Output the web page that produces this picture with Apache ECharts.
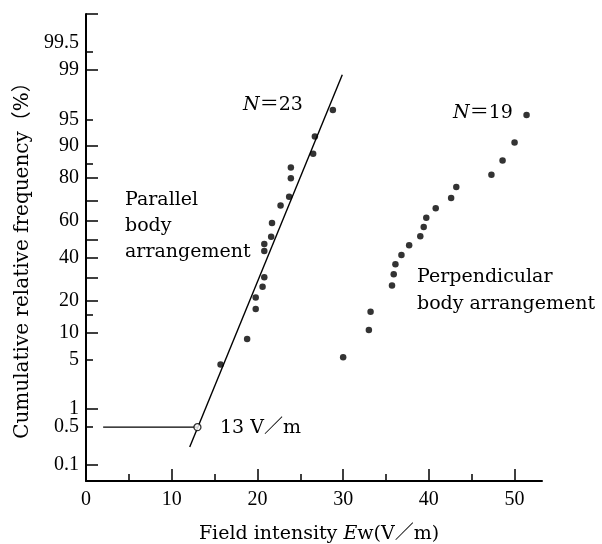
<!DOCTYPE html>
<html><head><meta charset="utf-8">
<script src="https://cdn.jsdelivr.net/npm/echarts@6/dist/echarts.min.js"></script>
<style>html,body{margin:0;padding:0;background:#fff}#c{width:602px;height:544px}</style>
</head><body><div id="c"></div>
<script>
// ---- data (field intensity V/m, cumulative relative frequency %) ----
const parallelE = [28.8, 26.7, 26.5, 23.9, 23.9, 23.7, 22.7, 21.7, 21.6, 20.8, 20.8, 20.8, 20.6, 19.8, 19.8, 18.8, 15.7];
const parallelP = [96.2, 92.1, 88.0, 83.8, 79.9, 72.0, 67.9, 58.9, 51.4, 47.4, 43.7, 30.1, 25.8, 21.3, 17.0, 8.6, 4.3];
const perpE = [51.4, 50.0, 48.6, 47.3, 43.2, 42.6, 40.8, 39.7, 39.4, 39.0, 37.7, 36.8, 36.1, 35.9, 35.7, 33.2, 33.0, 30.0];
const perpP = [95.6, 90.8, 86.0, 81.2, 76.4, 71.5, 66.5, 61.6, 56.7, 51.7, 46.8, 41.5, 36.6, 31.6, 26.3, 16.0, 10.7, 5.3];
const fitE = [12.1, 29.9];
const fitP = [0.22, 98.8];
const thresholdE = [2, 13];
const thresholdP = [0.5, 0.5];
const yRangePct = [0.046, 99.9];
const yLabelPct = [0.1, 0.5, 1, 5, 10, 20, 40, 60, 80, 90, 95, 99, 99.5];
const yLabelText = ['0.1', '0.5', '1', '5', '10', '20', '40', '60', '80', '90', '95', '99', '99.5'];
const yMajorTickPct = [0.1, 1, 10, 20, 30, 40, 50, 60, 70, 80, 90, 99];
const yMinorTickPct = [0.5, 5, 15, 85, 95, 99.5];
const xLabels = [0, 10, 20, 30, 40, 50];
const xMajorTicks = [10, 20, 30, 40, 50];
const xMinorTicks = [5, 15, 25, 35, 45];
const xRange = [0, 53.2];

// inverse normal CDF (probability-paper scale)
function probit(p){
  const a=[-3.969683028665376e+01,2.209460984245205e+02,-2.759285104469687e+02,1.383577518672690e+02,-3.066479806614716e+01,2.506628277459239e+00];
  const b=[-5.447609879822406e+01,1.615858368580409e+02,-1.556989798598866e+02,6.680131188771972e+01,-1.328068155288572e+01];
  const c=[-7.784894002430293e-03,-3.223964580411365e-01,-2.400758277161838e+00,-2.549732539343734e+00,4.374664141464968e+00,2.938163982698783e+00];
  const d=[7.784695709041462e-03,3.224671290700398e-01,2.445134137142996e+00,3.754408661907416e+00];
  const pl=0.02425, ph=1-pl; let q, r;
  if (p < pl) { q=Math.sqrt(-2*Math.log(p)); return (((((c[0]*q+c[1])*q+c[2])*q+c[3])*q+c[4])*q+c[5])/((((d[0]*q+d[1])*q+d[2])*q+d[3])*q+1); }
  if (p <= ph) { q=p-0.5; r=q*q; return (((((a[0]*r+a[1])*r+a[2])*r+a[3])*r+a[4])*r+a[5])*q/(((((b[0]*r+b[1])*r+b[2])*r+b[3])*r+b[4])*r+1); }
  q=Math.sqrt(-2*Math.log(1-p)); return -(((((c[0]*q+c[1])*q+c[2])*q+c[3])*q+c[4])*q+c[5])/((((d[0]*q+d[1])*q+d[2])*q+d[3])*q+1);
}
const z = pct => probit(pct / 100);
const yMin = z(yRangePct[0]), yMax = z(yRangePct[1]);
const pairs = (xs, ps) => xs.map((x, i) => [x, z(ps[i])]);

const SERIF = "'DejaVu Serif', 'Noto Sans CJK JP', serif";
const NUM = "'Liberation Serif', 'Noto Sans CJK JP', serif";
const ink = '#000';

const chart = echarts.init(document.getElementById('c'), null, {renderer: 'canvas'});
chart.setOption({
  animation: false,
  backgroundColor: '#fff',
  grid: {left: 86, right: 60, top: 14, bottom: 63, outerBoundsMode: 'none', containLabel: false},
  xAxis: [{
    type: 'value', min: xRange[0], max: xRange[1], position: 'bottom',
    splitLine: {show: false},
    axisLine: {onZero: false, lineStyle: {color: ink, width: 2}},
    axisTick: {inside: true, length: 12, customValues: xMajorTicks, lineStyle: {color: ink, width: 1.5}},
    axisLabel: {customValues: xLabels, color: ink, fontFamily: NUM, fontSize: 20, margin: 9},
    name: 'Field intensity {i|E}w(V／m)', nameLocation: 'middle', nameGap: 44,
    nameTextStyle: {color: ink, fontFamily: SERIF, fontSize: 19, padding: [0, 0, 0, 10],
      rich: {i: {fontStyle: 'italic', fontFamily: SERIF, fontSize: 19, color: ink}}}
  }, {
    type: 'value', min: xRange[0], max: xRange[1], gridIndex: 0, position: 'bottom', offset: 0,
    splitLine: {show: false}, axisLine: {show: false, onZero: false}, axisLabel: {show: false},
    axisTick: {inside: true, length: 7, customValues: xMinorTicks, lineStyle: {color: ink, width: 1.5}}
  }],
  yAxis: [{
    type: 'value', min: yMin, max: yMax, position: 'left',
    splitLine: {show: false},
    axisLine: {onZero: false, lineStyle: {color: ink, width: 2}},
    axisTick: {inside: true, length: 12, customValues: yMajorTickPct.map(z).concat([yMax]), lineStyle: {color: ink, width: 1.5}},
    axisLabel: {customValues: yLabelPct.map(z), hideOverlap: false, color: ink, fontFamily: NUM, fontSize: 20, margin: 7,
      rich: {up: {fontFamily: NUM, fontSize: 20, color: ink, padding: [0, 0, 18, 0]}},
      formatter: v => { let best = 0, bd = 1e9; yLabelPct.forEach((p, i) => { const dd = Math.abs(z(p) - v); if (dd < bd) { bd = dd; best = i; } });
        return yLabelPct[best] === 99.5 ? '{up|' + yLabelText[best] + '}' : yLabelText[best]; }},
    name: 'Cumulative relative frequency（%）', nameLocation: 'middle', nameGap: 52,
    nameTextStyle: {color: ink, fontFamily: SERIF, fontSize: 20, padding: [0, 16, 0, 0]}
  }, {
    type: 'value', min: yMin, max: yMax, position: 'left', offset: 0,
    splitLine: {show: false}, axisLine: {show: false, onZero: false}, axisLabel: {show: false},
    axisTick: {inside: true, length: 7, customValues: yMinorTickPct.map(z), lineStyle: {color: ink, width: 1.5}}
  }],
  series: [
    {type: 'line', data: pairs(fitE, fitP), symbol: 'none', lineStyle: {color: ink, width: 1.4}, silent: true},
    {type: 'line', data: pairs(thresholdE, thresholdP), symbol: 'none', lineStyle: {color: ink, width: 1.2}, silent: true},
    {type: 'scatter', data: pairs(parallelE, parallelP), symbolSize: 6.5, itemStyle: {color: ink}, silent: true},
    {type: 'scatter', data: pairs(perpE, perpP), symbolSize: 6.5, itemStyle: {color: ink}, silent: true},
    {type: 'scatter', data: [[thresholdE[1], z(thresholdP[1])]], symbolSize: 7, z: 5,
      itemStyle: {color: '#fff', borderColor: ink, borderWidth: 1.3}, silent: true}
  ],
  graphic: [
    {type: 'text', x: 243, y: 105, style: {text: '{i|N}＝23', fill: ink, font: '19px ' + SERIF, verticalAlign: 'middle',
      rich: {i: {fontStyle: 'italic', fontFamily: SERIF, fontSize: 19, color: ink}}}},
    {type: 'text', x: 453, y: 113, style: {text: '{i|N}＝19', fill: ink, font: '19px ' + SERIF, verticalAlign: 'middle',
      rich: {i: {fontStyle: 'italic', fontFamily: SERIF, fontSize: 19, color: ink}}}},
    {type: 'text', x: 125, y: 226, style: {text: 'Parallel\nbody\narrangement', fill: ink, font: '19px ' + SERIF, lineHeight: 26, verticalAlign: 'middle'}},
    {type: 'text', x: 417, y: 291, style: {text: 'Perpendicular\nbody arrangement', fill: ink, font: '19px ' + SERIF, lineHeight: 27, verticalAlign: 'middle'}},
    {type: 'text', x: 220, y: 428, style: {text: '13 V／m', fill: ink, font: '19px ' + SERIF, verticalAlign: 'middle'}}
  ]
});
</script></body></html>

********

Problem description. Repeat only the lines from the beginning of the material through the line containing "const xRange = [0, 53.2];", both ends kept, leaving pictures out.

Answer to the task.
Output the web page that produces this picture with Apache ECharts.
<!DOCTYPE html>
<html><head><meta charset="utf-8">
<script src="https://cdn.jsdelivr.net/npm/echarts@6/dist/echarts.min.js"></script>
<style>html,body{margin:0;padding:0;background:#fff}#c{width:602px;height:544px}</style>
</head><body><div id="c"></div>
<script>
// ---- data (field intensity V/m, cumulative relative frequency %) ----
const parallelE = [28.8, 26.7, 26.5, 23.9, 23.9, 23.7, 22.7, 21.7, 21.6, 20.8, 20.8, 20.8, 20.6, 19.8, 19.8, 18.8, 15.7];
const parallelP = [96.2, 92.1, 88.0, 83.8, 79.9, 72.0, 67.9, 58.9, 51.4, 47.4, 43.7, 30.1, 25.8, 21.3, 17.0, 8.6, 4.3];
const perpE = [51.4, 50.0, 48.6, 47.3, 43.2, 42.6, 40.8, 39.7, 39.4, 39.0, 37.7, 36.8, 36.1, 35.9, 35.7, 33.2, 33.0, 30.0];
const perpP = [95.6, 90.8, 86.0, 81.2, 76.4, 71.5, 66.5, 61.6, 56.7, 51.7, 46.8, 41.5, 36.6, 31.6, 26.3, 16.0, 10.7, 5.3];
const fitE = [12.1, 29.9];
const fitP = [0.22, 98.8];
const thresholdE = [2, 13];
const thresholdP = [0.5, 0.5];
const yRangePct = [0.046, 99.9];
const yLabelPct = [0.1, 0.5, 1, 5, 10, 20, 40, 60, 80, 90, 95, 99, 99.5];
const yLabelText = ['0.1', '0.5', '1', '5', '10', '20', '40', '60', '80', '90', '95', '99', '99.5'];
const yMajorTickPct = [0.1, 1, 10, 20, 30, 40, 50, 60, 70, 80, 90, 99];
const yMinorTickPct = [0.5, 5, 15, 85, 95, 99.5];
const xLabels = [0, 10, 20, 30, 40, 50];
const xMajorTicks = [10, 20, 30, 40, 50];
const xMinorTicks = [5, 15, 25, 35, 45];
const xRange = [0, 53.2];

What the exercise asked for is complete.